** START **
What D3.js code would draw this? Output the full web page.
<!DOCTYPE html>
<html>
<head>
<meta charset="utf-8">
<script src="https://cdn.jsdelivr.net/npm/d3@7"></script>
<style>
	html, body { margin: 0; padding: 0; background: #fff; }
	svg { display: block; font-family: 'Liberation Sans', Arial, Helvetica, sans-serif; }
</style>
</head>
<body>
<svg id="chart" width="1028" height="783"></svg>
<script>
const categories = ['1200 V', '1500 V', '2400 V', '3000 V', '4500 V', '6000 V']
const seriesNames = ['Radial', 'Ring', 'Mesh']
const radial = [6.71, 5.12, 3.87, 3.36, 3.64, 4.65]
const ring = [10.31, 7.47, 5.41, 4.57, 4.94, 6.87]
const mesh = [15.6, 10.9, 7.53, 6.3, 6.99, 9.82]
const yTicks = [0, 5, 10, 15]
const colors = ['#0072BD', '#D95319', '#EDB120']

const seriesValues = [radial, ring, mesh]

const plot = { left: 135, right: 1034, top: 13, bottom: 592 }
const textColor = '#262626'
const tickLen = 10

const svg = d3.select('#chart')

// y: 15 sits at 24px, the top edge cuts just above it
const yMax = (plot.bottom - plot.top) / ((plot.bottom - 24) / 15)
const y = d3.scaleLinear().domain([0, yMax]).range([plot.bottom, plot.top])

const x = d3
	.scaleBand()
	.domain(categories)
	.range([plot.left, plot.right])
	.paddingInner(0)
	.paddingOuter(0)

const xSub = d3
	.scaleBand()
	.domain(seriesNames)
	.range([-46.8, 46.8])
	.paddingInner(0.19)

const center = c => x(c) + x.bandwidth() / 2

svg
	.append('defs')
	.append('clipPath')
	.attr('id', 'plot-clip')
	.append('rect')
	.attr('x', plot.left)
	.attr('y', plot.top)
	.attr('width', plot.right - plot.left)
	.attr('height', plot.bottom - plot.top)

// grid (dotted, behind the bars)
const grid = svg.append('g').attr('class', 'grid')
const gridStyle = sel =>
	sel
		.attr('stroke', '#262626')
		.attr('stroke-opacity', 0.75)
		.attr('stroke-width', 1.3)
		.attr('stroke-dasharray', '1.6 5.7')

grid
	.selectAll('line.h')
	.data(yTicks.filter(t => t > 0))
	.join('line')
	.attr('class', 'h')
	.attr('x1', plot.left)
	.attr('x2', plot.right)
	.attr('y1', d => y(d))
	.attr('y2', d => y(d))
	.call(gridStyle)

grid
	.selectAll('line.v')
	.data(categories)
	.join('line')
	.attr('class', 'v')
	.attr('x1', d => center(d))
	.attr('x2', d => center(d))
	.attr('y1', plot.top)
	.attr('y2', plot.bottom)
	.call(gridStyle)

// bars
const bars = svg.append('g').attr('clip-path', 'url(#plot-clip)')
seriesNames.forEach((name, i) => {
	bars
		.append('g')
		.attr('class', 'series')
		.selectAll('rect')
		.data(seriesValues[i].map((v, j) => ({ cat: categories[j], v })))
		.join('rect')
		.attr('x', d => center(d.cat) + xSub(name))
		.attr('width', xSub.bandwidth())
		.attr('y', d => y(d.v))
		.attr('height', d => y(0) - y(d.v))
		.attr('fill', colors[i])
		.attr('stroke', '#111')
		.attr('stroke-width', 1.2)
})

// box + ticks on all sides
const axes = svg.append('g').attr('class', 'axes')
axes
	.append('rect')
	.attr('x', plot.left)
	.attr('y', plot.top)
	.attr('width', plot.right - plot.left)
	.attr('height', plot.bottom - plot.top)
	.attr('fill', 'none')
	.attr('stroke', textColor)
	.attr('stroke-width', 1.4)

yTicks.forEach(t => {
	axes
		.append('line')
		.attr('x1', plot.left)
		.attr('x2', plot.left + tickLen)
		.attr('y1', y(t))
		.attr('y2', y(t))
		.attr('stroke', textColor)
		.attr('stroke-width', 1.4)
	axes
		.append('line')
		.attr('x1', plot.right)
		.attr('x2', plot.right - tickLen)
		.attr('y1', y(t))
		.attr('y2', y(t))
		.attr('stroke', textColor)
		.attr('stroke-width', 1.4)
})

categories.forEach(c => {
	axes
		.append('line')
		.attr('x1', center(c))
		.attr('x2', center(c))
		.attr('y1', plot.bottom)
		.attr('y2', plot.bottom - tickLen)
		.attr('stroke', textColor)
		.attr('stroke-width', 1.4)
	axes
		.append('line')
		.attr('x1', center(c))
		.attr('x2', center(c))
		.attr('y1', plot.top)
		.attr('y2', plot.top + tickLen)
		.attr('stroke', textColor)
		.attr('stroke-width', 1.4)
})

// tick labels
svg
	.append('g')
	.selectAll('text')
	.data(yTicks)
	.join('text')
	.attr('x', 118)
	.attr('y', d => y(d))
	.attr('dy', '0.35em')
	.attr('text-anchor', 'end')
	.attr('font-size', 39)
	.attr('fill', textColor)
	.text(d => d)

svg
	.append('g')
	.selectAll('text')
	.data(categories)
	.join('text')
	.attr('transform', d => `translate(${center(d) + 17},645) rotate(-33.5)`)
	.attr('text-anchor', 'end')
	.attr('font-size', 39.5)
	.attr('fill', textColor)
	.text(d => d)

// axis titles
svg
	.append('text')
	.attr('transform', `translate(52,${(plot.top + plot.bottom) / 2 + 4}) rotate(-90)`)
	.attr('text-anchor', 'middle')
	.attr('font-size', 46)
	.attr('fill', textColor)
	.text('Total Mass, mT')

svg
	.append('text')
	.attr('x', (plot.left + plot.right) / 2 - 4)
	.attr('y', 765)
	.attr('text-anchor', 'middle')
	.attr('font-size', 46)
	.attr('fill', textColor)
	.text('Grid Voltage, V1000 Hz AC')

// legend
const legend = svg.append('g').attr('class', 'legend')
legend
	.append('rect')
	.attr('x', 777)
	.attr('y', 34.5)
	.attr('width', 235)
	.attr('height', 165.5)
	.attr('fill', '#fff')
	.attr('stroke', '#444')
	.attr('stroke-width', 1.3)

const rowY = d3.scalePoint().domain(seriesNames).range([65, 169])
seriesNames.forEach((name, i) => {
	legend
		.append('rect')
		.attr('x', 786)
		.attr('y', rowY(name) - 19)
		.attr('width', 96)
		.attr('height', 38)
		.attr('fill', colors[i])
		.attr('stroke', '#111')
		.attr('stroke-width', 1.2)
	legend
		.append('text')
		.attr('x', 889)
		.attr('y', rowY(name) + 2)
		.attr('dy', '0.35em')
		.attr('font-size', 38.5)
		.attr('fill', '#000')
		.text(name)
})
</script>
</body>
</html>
** END **
Exercise prompt >>
Exactly as they stand, set down the lines from the top of the data through the line with "const center = c => x(c) + x.bandwidth() / 2".

Reply to the task >>
What D3.js code would draw this? Output the full web page.
<!DOCTYPE html>
<html>
<head>
<meta charset="utf-8">
<script src="https://cdn.jsdelivr.net/npm/d3@7"></script>
<style>
	html, body { margin: 0; padding: 0; background: #fff; }
	svg { display: block; font-family: 'Liberation Sans', Arial, Helvetica, sans-serif; }
</style>
</head>
<body>
<svg id="chart" width="1028" height="783"></svg>
<script>
const categories = ['1200 V', '1500 V', '2400 V', '3000 V', '4500 V', '6000 V']
const seriesNames = ['Radial', 'Ring', 'Mesh']
const radial = [6.71, 5.12, 3.87, 3.36, 3.64, 4.65]
const ring = [10.31, 7.47, 5.41, 4.57, 4.94, 6.87]
const mesh = [15.6, 10.9, 7.53, 6.3, 6.99, 9.82]
const yTicks = [0, 5, 10, 15]
const colors = ['#0072BD', '#D95319', '#EDB120']

const seriesValues = [radial, ring, mesh]

const plot = { left: 135, right: 1034, top: 13, bottom: 592 }
const textColor = '#262626'
const tickLen = 10

const svg = d3.select('#chart')

// y: 15 sits at 24px, the top edge cuts just above it
const yMax = (plot.bottom - plot.top) / ((plot.bottom - 24) / 15)
const y = d3.scaleLinear().domain([0, yMax]).range([plot.bottom, plot.top])

const x = d3
	.scaleBand()
	.domain(categories)
	.range([plot.left, plot.right])
	.paddingInner(0)
	.paddingOuter(0)

const xSub = d3
	.scaleBand()
	.domain(seriesNames)
	.range([-46.8, 46.8])
	.paddingInner(0.19)

const center = c => x(c) + x.bandwidth() / 2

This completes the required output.